** START GIVEN MATERIAL **

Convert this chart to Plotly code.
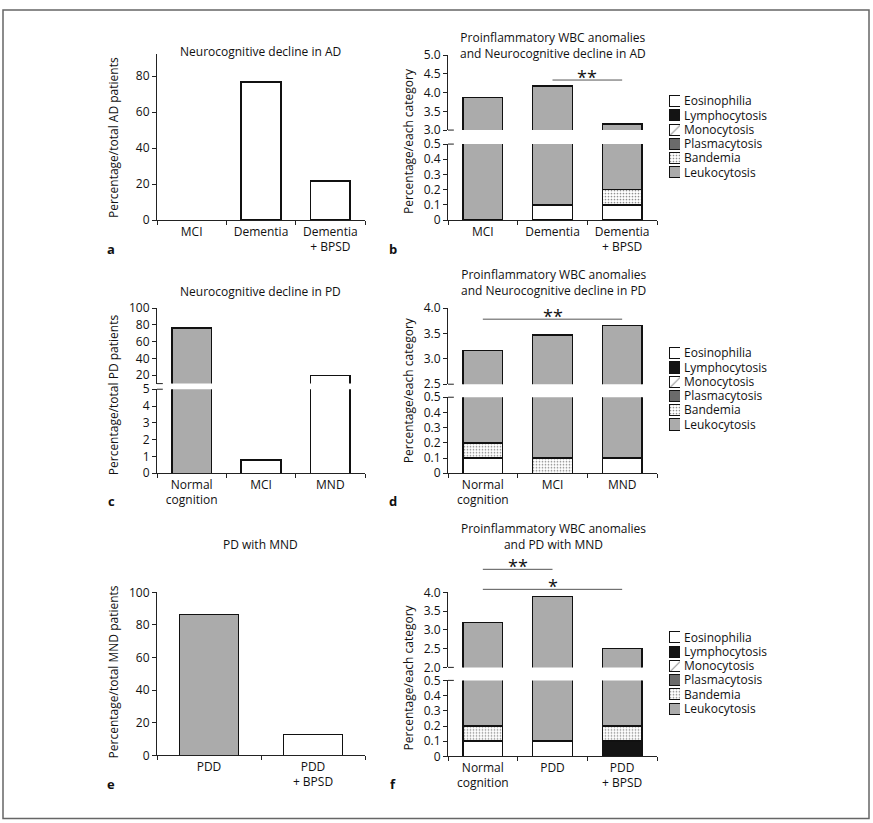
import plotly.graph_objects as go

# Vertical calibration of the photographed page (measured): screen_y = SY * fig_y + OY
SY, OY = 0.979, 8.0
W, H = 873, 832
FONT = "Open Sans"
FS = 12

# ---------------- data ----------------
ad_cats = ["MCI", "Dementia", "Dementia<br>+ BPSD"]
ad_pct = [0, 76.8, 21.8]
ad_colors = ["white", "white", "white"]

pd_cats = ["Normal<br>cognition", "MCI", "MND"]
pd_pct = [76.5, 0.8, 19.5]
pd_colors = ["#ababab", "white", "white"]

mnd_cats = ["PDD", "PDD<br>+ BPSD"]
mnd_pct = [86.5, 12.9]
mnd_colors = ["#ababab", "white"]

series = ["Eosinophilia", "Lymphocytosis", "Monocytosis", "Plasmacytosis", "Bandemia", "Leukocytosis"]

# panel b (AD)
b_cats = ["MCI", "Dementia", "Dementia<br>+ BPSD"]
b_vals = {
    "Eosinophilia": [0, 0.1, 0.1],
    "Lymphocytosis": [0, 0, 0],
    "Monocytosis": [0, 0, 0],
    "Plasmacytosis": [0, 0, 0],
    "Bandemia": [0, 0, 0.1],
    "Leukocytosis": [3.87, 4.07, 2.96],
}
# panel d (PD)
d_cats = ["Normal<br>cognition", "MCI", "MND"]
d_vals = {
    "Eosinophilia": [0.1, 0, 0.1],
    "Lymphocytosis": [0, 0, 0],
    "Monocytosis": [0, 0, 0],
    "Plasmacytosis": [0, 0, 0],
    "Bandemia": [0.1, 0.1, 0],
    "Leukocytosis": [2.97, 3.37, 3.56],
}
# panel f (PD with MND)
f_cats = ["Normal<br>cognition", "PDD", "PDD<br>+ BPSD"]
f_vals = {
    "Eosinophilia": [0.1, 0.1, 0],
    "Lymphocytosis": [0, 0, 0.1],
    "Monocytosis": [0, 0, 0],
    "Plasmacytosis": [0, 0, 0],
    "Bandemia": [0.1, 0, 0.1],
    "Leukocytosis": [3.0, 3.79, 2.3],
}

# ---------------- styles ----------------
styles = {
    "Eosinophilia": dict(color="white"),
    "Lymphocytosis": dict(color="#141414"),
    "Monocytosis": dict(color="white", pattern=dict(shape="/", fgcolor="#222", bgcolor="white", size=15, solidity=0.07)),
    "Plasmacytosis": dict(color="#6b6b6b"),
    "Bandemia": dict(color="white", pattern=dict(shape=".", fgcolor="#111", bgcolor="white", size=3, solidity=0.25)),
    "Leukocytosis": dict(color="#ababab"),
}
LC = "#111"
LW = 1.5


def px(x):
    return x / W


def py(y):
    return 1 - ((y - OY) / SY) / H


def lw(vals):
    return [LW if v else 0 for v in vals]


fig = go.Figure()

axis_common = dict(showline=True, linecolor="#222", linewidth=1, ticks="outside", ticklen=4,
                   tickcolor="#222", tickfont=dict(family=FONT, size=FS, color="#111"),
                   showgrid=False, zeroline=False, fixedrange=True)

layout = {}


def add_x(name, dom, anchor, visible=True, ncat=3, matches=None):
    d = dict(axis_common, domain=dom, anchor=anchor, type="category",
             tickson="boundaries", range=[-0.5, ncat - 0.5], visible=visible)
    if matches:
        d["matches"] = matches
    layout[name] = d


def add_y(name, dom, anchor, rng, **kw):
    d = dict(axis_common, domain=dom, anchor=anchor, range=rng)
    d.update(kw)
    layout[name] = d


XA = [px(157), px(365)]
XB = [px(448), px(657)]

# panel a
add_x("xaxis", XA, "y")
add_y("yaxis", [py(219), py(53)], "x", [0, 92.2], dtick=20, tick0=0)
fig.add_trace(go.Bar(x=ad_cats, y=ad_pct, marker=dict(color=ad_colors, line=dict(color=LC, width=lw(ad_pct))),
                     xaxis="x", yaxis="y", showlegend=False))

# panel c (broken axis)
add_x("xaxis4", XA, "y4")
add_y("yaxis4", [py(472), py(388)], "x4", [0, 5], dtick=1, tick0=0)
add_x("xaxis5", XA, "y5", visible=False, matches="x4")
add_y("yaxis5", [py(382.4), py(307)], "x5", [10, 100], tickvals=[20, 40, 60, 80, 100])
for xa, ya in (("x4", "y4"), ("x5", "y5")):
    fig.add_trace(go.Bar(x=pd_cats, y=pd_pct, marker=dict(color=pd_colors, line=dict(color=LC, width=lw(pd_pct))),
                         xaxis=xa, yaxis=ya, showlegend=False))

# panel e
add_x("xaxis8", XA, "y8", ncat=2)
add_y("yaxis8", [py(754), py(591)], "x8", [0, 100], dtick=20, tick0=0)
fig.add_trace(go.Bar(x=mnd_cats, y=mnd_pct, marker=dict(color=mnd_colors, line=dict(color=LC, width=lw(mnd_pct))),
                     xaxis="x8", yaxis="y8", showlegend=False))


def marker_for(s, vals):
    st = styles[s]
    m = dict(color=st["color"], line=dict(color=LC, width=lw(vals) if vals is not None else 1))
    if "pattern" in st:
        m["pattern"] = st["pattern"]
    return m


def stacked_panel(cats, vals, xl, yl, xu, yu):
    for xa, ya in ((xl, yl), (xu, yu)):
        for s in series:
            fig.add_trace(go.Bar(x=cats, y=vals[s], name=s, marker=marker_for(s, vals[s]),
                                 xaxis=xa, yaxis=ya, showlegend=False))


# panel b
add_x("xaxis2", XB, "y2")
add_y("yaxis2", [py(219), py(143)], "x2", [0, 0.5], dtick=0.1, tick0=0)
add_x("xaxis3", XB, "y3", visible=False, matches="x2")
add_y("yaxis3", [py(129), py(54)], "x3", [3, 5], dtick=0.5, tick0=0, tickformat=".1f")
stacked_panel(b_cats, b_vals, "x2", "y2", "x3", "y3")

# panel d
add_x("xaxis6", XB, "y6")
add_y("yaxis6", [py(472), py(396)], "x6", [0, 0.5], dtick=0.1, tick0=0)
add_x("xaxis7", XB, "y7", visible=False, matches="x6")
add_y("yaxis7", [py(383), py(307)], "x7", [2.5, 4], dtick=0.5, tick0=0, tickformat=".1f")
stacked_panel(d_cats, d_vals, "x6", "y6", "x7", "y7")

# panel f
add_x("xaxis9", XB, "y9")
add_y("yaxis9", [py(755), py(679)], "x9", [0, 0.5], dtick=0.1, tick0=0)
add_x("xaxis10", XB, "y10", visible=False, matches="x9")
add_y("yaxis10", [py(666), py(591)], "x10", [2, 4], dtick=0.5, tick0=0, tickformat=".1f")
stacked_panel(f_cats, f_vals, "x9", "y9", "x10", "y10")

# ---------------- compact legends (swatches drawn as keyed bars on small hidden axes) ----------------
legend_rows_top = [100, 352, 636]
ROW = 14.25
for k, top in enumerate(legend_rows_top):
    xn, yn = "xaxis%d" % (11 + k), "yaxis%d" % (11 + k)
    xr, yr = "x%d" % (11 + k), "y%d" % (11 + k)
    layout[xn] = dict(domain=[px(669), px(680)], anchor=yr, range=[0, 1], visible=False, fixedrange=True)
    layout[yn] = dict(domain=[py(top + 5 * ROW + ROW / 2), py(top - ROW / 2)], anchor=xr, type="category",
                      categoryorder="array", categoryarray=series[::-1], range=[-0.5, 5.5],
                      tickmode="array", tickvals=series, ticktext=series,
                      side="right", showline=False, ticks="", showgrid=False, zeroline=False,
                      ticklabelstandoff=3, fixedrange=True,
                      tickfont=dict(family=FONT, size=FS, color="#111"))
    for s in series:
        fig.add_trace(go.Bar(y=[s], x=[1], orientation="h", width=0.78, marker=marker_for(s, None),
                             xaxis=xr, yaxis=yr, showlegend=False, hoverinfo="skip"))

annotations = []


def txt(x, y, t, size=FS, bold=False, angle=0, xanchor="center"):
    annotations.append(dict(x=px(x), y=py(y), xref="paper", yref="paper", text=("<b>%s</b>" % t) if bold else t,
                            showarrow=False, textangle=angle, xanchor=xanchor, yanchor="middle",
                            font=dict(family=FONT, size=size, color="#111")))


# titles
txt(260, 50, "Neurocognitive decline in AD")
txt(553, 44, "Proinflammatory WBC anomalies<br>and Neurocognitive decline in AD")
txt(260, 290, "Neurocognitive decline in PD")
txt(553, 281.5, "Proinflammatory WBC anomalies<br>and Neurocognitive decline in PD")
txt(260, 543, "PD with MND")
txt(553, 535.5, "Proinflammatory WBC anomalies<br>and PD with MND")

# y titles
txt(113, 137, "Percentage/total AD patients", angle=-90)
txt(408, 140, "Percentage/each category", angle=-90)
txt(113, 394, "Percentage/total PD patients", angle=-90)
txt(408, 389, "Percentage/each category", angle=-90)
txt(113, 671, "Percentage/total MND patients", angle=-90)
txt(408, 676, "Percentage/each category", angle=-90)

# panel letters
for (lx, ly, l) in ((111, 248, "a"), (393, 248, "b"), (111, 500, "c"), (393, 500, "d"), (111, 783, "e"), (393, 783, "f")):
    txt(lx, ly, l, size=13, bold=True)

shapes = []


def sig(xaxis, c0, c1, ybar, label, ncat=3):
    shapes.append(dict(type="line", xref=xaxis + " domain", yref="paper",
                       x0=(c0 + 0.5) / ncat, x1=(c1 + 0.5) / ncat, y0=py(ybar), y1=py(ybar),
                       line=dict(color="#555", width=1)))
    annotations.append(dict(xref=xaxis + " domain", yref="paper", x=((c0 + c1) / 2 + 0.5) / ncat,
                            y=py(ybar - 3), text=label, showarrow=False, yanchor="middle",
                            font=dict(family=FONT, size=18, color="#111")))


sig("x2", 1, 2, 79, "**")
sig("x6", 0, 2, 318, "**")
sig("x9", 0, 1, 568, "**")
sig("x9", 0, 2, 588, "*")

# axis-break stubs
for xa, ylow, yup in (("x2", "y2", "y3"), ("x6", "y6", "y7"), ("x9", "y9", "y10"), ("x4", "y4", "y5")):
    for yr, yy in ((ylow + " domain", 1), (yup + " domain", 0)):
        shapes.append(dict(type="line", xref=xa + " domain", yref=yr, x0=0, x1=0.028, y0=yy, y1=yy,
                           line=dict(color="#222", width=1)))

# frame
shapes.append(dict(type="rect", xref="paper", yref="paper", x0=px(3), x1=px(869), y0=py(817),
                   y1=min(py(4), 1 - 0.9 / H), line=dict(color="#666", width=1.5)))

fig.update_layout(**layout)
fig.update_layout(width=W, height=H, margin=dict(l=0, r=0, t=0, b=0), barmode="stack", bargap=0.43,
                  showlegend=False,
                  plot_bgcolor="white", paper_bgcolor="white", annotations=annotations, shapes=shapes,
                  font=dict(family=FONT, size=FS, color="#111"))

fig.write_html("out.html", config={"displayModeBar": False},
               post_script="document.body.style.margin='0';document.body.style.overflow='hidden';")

** END GIVEN MATERIAL **

* **GOAL**: Reproduce exactly the run of lines that opens the listing and closes with the line holding "return x / W". Pictures are excluded.

* **SOLUTION TO THIS TASK**:
Convert this chart to Plotly code.
import plotly.graph_objects as go

# Vertical calibration of the photographed page (measured): screen_y = SY * fig_y + OY
SY, OY = 0.979, 8.0
W, H = 873, 832
FONT = "Open Sans"
FS = 12

# ---------------- data ----------------
ad_cats = ["MCI", "Dementia", "Dementia<br>+ BPSD"]
ad_pct = [0, 76.8, 21.8]
ad_colors = ["white", "white", "white"]

pd_cats = ["Normal<br>cognition", "MCI", "MND"]
pd_pct = [76.5, 0.8, 19.5]
pd_colors = ["#ababab", "white", "white"]

mnd_cats = ["PDD", "PDD<br>+ BPSD"]
mnd_pct = [86.5, 12.9]
mnd_colors = ["#ababab", "white"]

series = ["Eosinophilia", "Lymphocytosis", "Monocytosis", "Plasmacytosis", "Bandemia", "Leukocytosis"]

# panel b (AD)
b_cats = ["MCI", "Dementia", "Dementia<br>+ BPSD"]
b_vals = {
    "Eosinophilia": [0, 0.1, 0.1],
    "Lymphocytosis": [0, 0, 0],
    "Monocytosis": [0, 0, 0],
    "Plasmacytosis": [0, 0, 0],
    "Bandemia": [0, 0, 0.1],
    "Leukocytosis": [3.87, 4.07, 2.96],
}
# panel d (PD)
d_cats = ["Normal<br>cognition", "MCI", "MND"]
d_vals = {
    "Eosinophilia": [0.1, 0, 0.1],
    "Lymphocytosis": [0, 0, 0],
    "Monocytosis": [0, 0, 0],
    "Plasmacytosis": [0, 0, 0],
    "Bandemia": [0.1, 0.1, 0],
    "Leukocytosis": [2.97, 3.37, 3.56],
}
# panel f (PD with MND)
f_cats = ["Normal<br>cognition", "PDD", "PDD<br>+ BPSD"]
f_vals = {
    "Eosinophilia": [0.1, 0.1, 0],
    "Lymphocytosis": [0, 0, 0.1],
    "Monocytosis": [0, 0, 0],
    "Plasmacytosis": [0, 0, 0],
    "Bandemia": [0.1, 0, 0.1],
    "Leukocytosis": [3.0, 3.79, 2.3],
}

# ---------------- styles ----------------
styles = {
    "Eosinophilia": dict(color="white"),
    "Lymphocytosis": dict(color="#141414"),
    "Monocytosis": dict(color="white", pattern=dict(shape="/", fgcolor="#222", bgcolor="white", size=15, solidity=0.07)),
    "Plasmacytosis": dict(color="#6b6b6b"),
    "Bandemia": dict(color="white", pattern=dict(shape=".", fgcolor="#111", bgcolor="white", size=3, solidity=0.25)),
    "Leukocytosis": dict(color="#ababab"),
}
LC = "#111"
LW = 1.5


def px(x):
    return x / W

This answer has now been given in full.